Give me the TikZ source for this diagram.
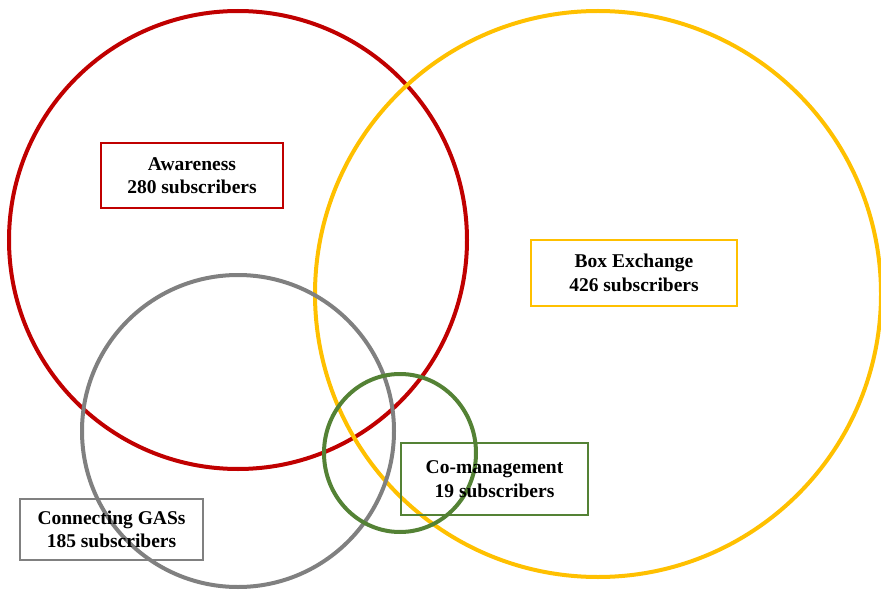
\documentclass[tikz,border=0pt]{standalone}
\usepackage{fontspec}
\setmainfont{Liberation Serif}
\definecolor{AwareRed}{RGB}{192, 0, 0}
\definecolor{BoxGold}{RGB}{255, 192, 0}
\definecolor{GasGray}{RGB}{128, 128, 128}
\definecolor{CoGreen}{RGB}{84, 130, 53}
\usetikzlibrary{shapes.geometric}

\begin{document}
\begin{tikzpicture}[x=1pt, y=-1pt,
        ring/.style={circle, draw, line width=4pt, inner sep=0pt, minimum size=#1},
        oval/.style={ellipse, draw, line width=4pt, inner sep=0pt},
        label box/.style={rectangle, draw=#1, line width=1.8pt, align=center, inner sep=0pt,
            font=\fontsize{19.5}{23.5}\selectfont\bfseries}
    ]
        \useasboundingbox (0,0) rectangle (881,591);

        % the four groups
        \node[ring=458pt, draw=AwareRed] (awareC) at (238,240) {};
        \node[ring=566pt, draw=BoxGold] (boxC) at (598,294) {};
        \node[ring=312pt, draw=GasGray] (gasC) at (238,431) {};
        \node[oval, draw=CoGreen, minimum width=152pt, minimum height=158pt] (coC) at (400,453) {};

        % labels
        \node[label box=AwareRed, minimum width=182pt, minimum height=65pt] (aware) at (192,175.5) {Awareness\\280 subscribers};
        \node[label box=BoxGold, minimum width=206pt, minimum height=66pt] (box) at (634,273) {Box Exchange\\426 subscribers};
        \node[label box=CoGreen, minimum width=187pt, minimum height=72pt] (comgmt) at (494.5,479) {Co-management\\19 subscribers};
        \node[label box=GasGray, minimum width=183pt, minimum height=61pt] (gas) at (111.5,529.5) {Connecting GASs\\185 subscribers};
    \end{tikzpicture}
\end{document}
========================================================================
▶ _Goal_: From the listing, extract all text exactly as given and drop any picture.

▶ _Solution to the problem_:
Give me the TikZ source for this diagram.
\documentclass[tikz,border=0pt]{standalone}
\usepackage{fontspec}
\setmainfont{Liberation Serif}
\definecolor{AwareRed}{RGB}{192, 0, 0}
\definecolor{BoxGold}{RGB}{255, 192, 0}
\definecolor{GasGray}{RGB}{128, 128, 128}
\definecolor{CoGreen}{RGB}{84, 130, 53}
\usetikzlibrary{shapes.geometric}

\begin{document}
\begin{tikzpicture}[x=1pt, y=-1pt,
        ring/.style={circle, draw, line width=4pt, inner sep=0pt, minimum size=#1},
        oval/.style={ellipse, draw, line width=4pt, inner sep=0pt},
        label box/.style={rectangle, draw=#1, line width=1.8pt, align=center, inner sep=0pt,
            font=\fontsize{19.5}{23.5}\selectfont\bfseries}
    ]
        \useasboundingbox (0,0) rectangle (881,591);

        % the four groups
        \node[ring=458pt, draw=AwareRed] (awareC) at (238,240) {};
        \node[ring=566pt, draw=BoxGold] (boxC) at (598,294) {};
        \node[ring=312pt, draw=GasGray] (gasC) at (238,431) {};
        \node[oval, draw=CoGreen, minimum width=152pt, minimum height=158pt] (coC) at (400,453) {};

        % labels
        \node[label box=AwareRed, minimum width=182pt, minimum height=65pt] (aware) at (192,175.5) {Awareness\\280 subscribers};
        \node[label box=BoxGold, minimum width=206pt, minimum height=66pt] (box) at (634,273) {Box Exchange\\426 subscribers};
        \node[label box=CoGreen, minimum width=187pt, minimum height=72pt] (comgmt) at (494.5,479) {Co-management\\19 subscribers};
        \node[label box=GasGray, minimum width=183pt, minimum height=61pt] (gas) at (111.5,529.5) {Connecting GASs\\185 subscribers};
    \end{tikzpicture}
\end{document}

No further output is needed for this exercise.